Теперь я стоял и смотрел с нарастающим чувством изумления и недоверия. Что-то тут было не так.
Потом я ехал на такси через весь центр: недоверие уступало место уверенности. Позднее довелось проверить это ощущение, гуляя по Москве пешком. Меня охватила тихая радость. «Даже если бы не случилось ничего больше, а было только это, то и на том спасибо», – подумал я о тогдашнем партийном руководителе города Борисе Ельцине, не случайно называемом Сен-Жюстом перестройки: о его всесокрушающей сибирской энергии уже ходили легенды.
Дело в том, что мой заново обретенный город был абсолютно очищен от так называемой наглядной пропаганды. Ни кусочка красной материи, никаких лозунгов, фасов и профилей классиков, величественных героев с серпами, молотами, снопами, книгами, циркулями, смеющимися детьми – нигде ничего, вплоть до окраин. Надо было хранить в зрительной памяти лозунговую гигантоманию двух предыдущих эпох, от которой не было никакого спасения и которая доводила до красной ряби в глазах и повышения внутричерепного давления (причем, как правило, чем страшнее выглядели какие-нибудь бараки, тем более помпезные венчали их призывы), чтобы оценить ликвидацию этой пропагандистской мишуры.
Я увидел Москву свободной от притворства, реально серой, слегка задымленной и подлинной. У нее был трифоновский колорит. Так мне тогда подумалось, и читатели «Дома на набережной», думаю, поймут это определение.
Потом я отправился бродить по городу и начал открывать для себя еще нечто новое, уже не столь очевидное с первого взгляда. Его черты складывались постепенно.
Люди, среди которых я оказался, были иными, чем прежде.
И не только потому, что были разнообразно одеты. Конечно, и это кое-что значило. Когда-то, в начале моего знакомства, толпа выглядела унифицированно, словно все представляли военизированную организацию: три фасона пальто, пять видов рубашек и одни и те же широкие брюки у всех. Понемногу это однообразие стало исчезать, и теперь все носят всё, как у нас. Мы за это время обеднели, они приоделись, в результате двусторонних преобразований визуальный контраст между Москвой и Варшавой, некогда разительный – две цивилизации! – значительно уменьшился. Еще толпа приезжих из провинции близ вокзалов привносит прежнюю пестроту нищеты типа – «ношу, что есть, что достал, а если не очень красиво – не моя вина!». Местные обращают на себя гораздо больше внимания. Но дело не только в этом.

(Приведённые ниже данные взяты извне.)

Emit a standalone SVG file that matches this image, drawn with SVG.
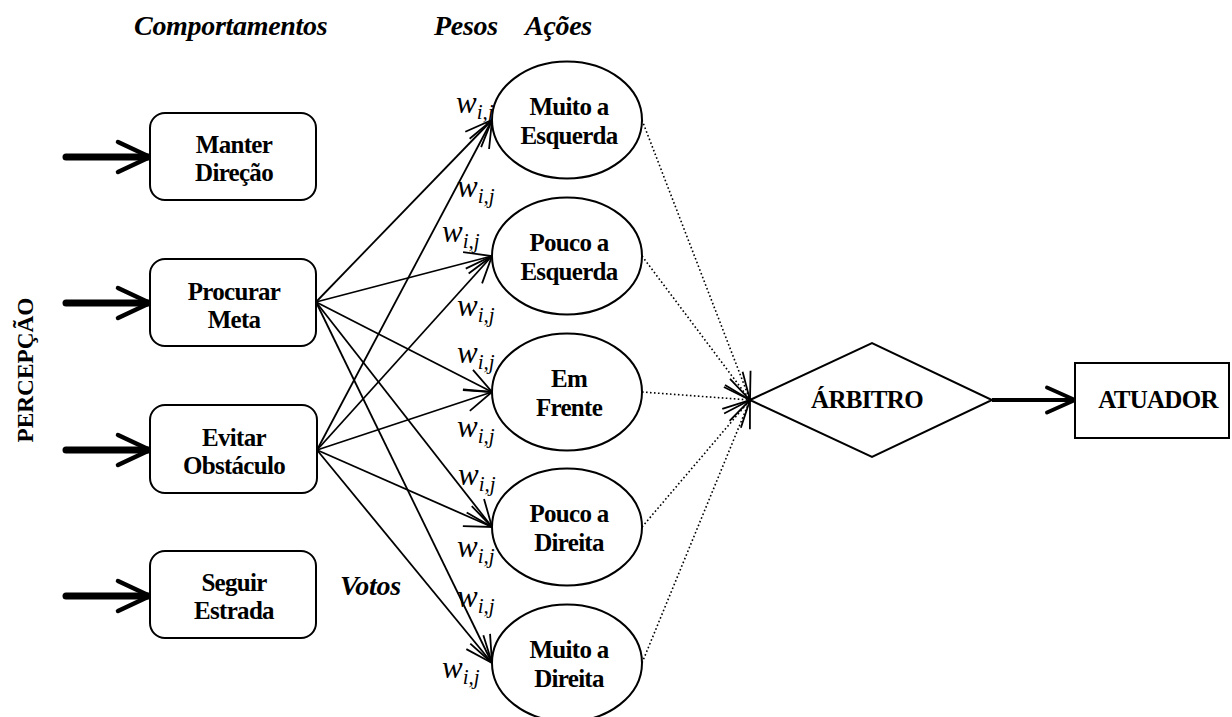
<svg xmlns="http://www.w3.org/2000/svg" width="1232" height="717" viewBox="0 0 1232 717">
  <style>
    text { font-family: "Liberation Serif", "Times New Roman", serif; fill: #000; }
    .title { font-size: 28px; font-weight: bold; font-style: italic; letter-spacing: -0.3px; }
    .lbl { font-size: 25px; font-weight: bold; text-anchor: middle; letter-spacing: -0.7px; }
    .box { fill: #fff; stroke: #000; stroke-width: 2; }
    .act { fill: #fff; stroke: #000; stroke-width: 2; }
    .in { stroke: #000; stroke-width: 7; stroke-linecap: round; fill: none; }
    .vote { stroke: #000; stroke-width: 1.8; fill: none; }
    .dot { stroke: #000; stroke-width: 1.6; stroke-dasharray: 1.6 2.4; fill: none; }
    .out { stroke: #000; stroke-width: 4; fill: none; }
    .w { font-size: 31px; font-style: italic; }
    .w tspan { font-size: 21px; }
  </style>
  <defs>
    <marker id="vee" markerUnits="userSpaceOnUse" refX="0" refY="0" markerWidth="40" markerHeight="40" orient="auto" overflow="visible">
      <path d="M-27,-11 L0,0 L-27,11" fill="none" stroke="#000" stroke-width="1.8" stroke-dasharray="none"/>
    </marker>
    <marker id="bigvee" markerUnits="userSpaceOnUse" refX="0" refY="0" markerWidth="40" markerHeight="40" orient="auto" overflow="visible">
      <path d="M-30,-15 L2,0 L-30,15" fill="none" stroke="#000" stroke-width="4.5" stroke-linecap="round" stroke-linejoin="round"/>
    </marker>
    <marker id="outvee" markerUnits="userSpaceOnUse" refX="0" refY="0" markerWidth="40" markerHeight="40" orient="auto" overflow="visible">
      <path d="M-27,-12.5 L1,0 L-27,12.5" fill="none" stroke="#000" stroke-width="4" stroke-linecap="round" stroke-linejoin="round"/>
    </marker>
  </defs>

  <rect width="1232" height="717" fill="#fff"/>

  <!-- column headings -->
  <g id="headings">
    <text class="title" x="134" y="35">Comportamentos</text>
    <text class="title" x="434" y="35">Pesos</text>
    <text class="title" x="525" y="35">Ações</text>
    <text class="title" x="340" y="595" font-size="26" letter-spacing="-1">Votos</text>
    <text x="0" y="0" font-size="24" font-weight="bold" text-anchor="middle" textLength="145" lengthAdjust="spacingAndGlyphs" transform="translate(33,370) rotate(-90)">PERCEPÇÃO</text>
  </g>

  <!-- connectors -->
  <g id="connectors">
    <!-- perception inputs -->
    <line class="in" x1="66" y1="157" x2="148" y2="157" marker-end="url(#bigvee)"/>
    <line class="in" x1="66" y1="303" x2="148" y2="303" marker-end="url(#bigvee)"/>
    <line class="in" x1="66" y1="450" x2="148" y2="450" marker-end="url(#bigvee)"/>
    <line class="in" x1="66" y1="596" x2="148" y2="596" marker-end="url(#bigvee)"/>
    <!-- votes from Procurar Meta -->
    <line class="vote" x1="316" y1="302" x2="492" y2="120" marker-end="url(#vee)"/>
    <line class="vote" x1="316" y1="302" x2="492" y2="256" marker-end="url(#vee)"/>
    <line class="vote" x1="316" y1="302" x2="492" y2="392" marker-end="url(#vee)"/>
    <line class="vote" x1="316" y1="302" x2="492" y2="527" marker-end="url(#vee)"/>
    <line class="vote" x1="316" y1="302" x2="492" y2="663" marker-end="url(#vee)"/>
    <!-- votes from Evitar Obstáculo -->
    <line class="vote" x1="317" y1="450" x2="492" y2="120" marker-end="url(#vee)"/>
    <line class="vote" x1="317" y1="450" x2="492" y2="256" marker-end="url(#vee)"/>
    <line class="vote" x1="317" y1="450" x2="492" y2="392" marker-end="url(#vee)"/>
    <line class="vote" x1="317" y1="450" x2="492" y2="527" marker-end="url(#vee)"/>
    <line class="vote" x1="317" y1="450" x2="492" y2="663" marker-end="url(#vee)"/>
    <!-- actions to arbiter -->
    <line class="dot" x1="642" y1="120" x2="750" y2="400" marker-end="url(#vee)"/>
    <line class="dot" x1="642" y1="256" x2="750" y2="400" marker-end="url(#vee)"/>
    <line class="dot" x1="642" y1="392" x2="750" y2="400" marker-end="url(#vee)"/>
    <line class="dot" x1="642" y1="527" x2="750" y2="400" marker-end="url(#vee)"/>
    <line class="dot" x1="642" y1="663" x2="750" y2="400" marker-end="url(#vee)"/>
    <!-- arbiter to actuator -->
    <line class="out" x1="992" y1="400" x2="1074" y2="400" marker-end="url(#outvee)"/>
  </g>

  <!-- weight labels -->
  <g id="weights">
    <text class="w" x="456" y="113">w<tspan dy="6">i,j</tspan></text>
    <text class="w" x="457" y="197">w<tspan dy="6">i,j</tspan></text>
    <text class="w" x="442" y="242">w<tspan dy="6">i,j</tspan></text>
    <text class="w" x="457" y="316">w<tspan dy="6">i,j</tspan></text>
    <text class="w" x="457" y="363">w<tspan dy="6">i,j</tspan></text>
    <text class="w" x="457" y="437">w<tspan dy="6">i,j</tspan></text>
    <text class="w" x="458" y="485">w<tspan dy="6">i,j</tspan></text>
    <text class="w" x="457" y="557">w<tspan dy="6">i,j</tspan></text>
    <text class="w" x="457" y="607">w<tspan dy="6">i,j</tspan></text>
    <text class="w" x="442" y="678">w<tspan dy="6">i,j</tspan></text>
  </g>

  <!-- behaviours -->
  <g id="manter-direcao">
    <rect class="box" x="150" y="113" width="166" height="87" rx="15"/>
    <text class="lbl" x="234" y="153">Manter</text>
    <text class="lbl" x="234" y="181">Direção</text>
  </g>
  <g id="procurar-meta">
    <rect class="box" x="150" y="259" width="166" height="87" rx="15"/>
    <text class="lbl" x="234" y="299.5">Procurar</text>
    <text class="lbl" x="234" y="327.5">Meta</text>
  </g>
  <g id="evitar-obstaculo">
    <rect class="box" x="150" y="405" width="167" height="88" rx="15"/>
    <text class="lbl" x="234" y="445.5">Evitar</text>
    <text class="lbl" x="234" y="473.5">Obstáculo</text>
  </g>
  <g id="seguir-estrada">
    <rect class="box" x="150" y="551" width="166" height="87" rx="15"/>
    <text class="lbl" x="234" y="591">Seguir</text>
    <text class="lbl" x="234" y="619">Estrada</text>
  </g>

  <!-- actions -->
  <g id="muito-esquerda">
    <ellipse class="act" cx="567" cy="120" rx="75" ry="58.5"/>
    <text class="lbl" x="569" y="115">Muito a</text>
    <text class="lbl" x="569" y="144">Esquerda</text>
  </g>
  <g id="pouco-esquerda">
    <ellipse class="act" cx="567" cy="256" rx="75" ry="58.5"/>
    <text class="lbl" x="569" y="251">Pouco a</text>
    <text class="lbl" x="569" y="280">Esquerda</text>
  </g>
  <g id="em-frente">
    <ellipse class="act" cx="567" cy="392" rx="75" ry="58.5"/>
    <text class="lbl" x="569" y="387">Em</text>
    <text class="lbl" x="569" y="416">Frente</text>
  </g>
  <g id="pouco-direita">
    <ellipse class="act" cx="567" cy="527" rx="75" ry="58.5"/>
    <text class="lbl" x="569" y="522">Pouco a</text>
    <text class="lbl" x="569" y="551">Direita</text>
  </g>
  <g id="muito-direita">
    <ellipse class="act" cx="567" cy="663" rx="75" ry="58.5"/>
    <text class="lbl" x="569" y="658">Muito a</text>
    <text class="lbl" x="569" y="687">Direita</text>
  </g>

  <!-- arbiter -->
  <g id="arbitro">
    <polygon class="box" points="750,400 872,343 992,400 872,457"/>
    <text class="lbl" x="867" y="408" font-size="21">ÁRBITRO</text>
  </g>

  <!-- actuator -->
  <g id="atuador">
    <rect class="box" x="1075" y="363" width="154" height="75"/>
    <text class="lbl" x="1158" y="408">ATUADOR</text>
  </g>
</svg>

Эти люди вообще перестали быть толпой, многоголовым, нивелированно-усредненным целым. Как написал кто-то из поэтов: «Толпа распалась на отдельные лица». Воистину так. Я ходил среди них, удивляясь различию характеров и лиц. Здесь были люди задумчивые, улыбающиеся, надутые, озабоченные, недовольные. Каждый со своей индивидуальностью, физиономией. Наступила персонализация и сублимация: после многолетней утраты признаков какого-то стиля я видел теперь очень примечательные, рафинированные лица женщин и молодых интеллектуалов, словно живьем перенесенных сюда из кафе Латинского квартала. Я спрашивал друзей, заметили ли они, что произошло вокруг. Конечно, отвечали они. Кто-то припомнил себе: об этом говорил скончавшийся недавно известный режиссер Анатолий Эфрос, возвратившись с похорон Высоцкого: «Толпа перестала быть толпой».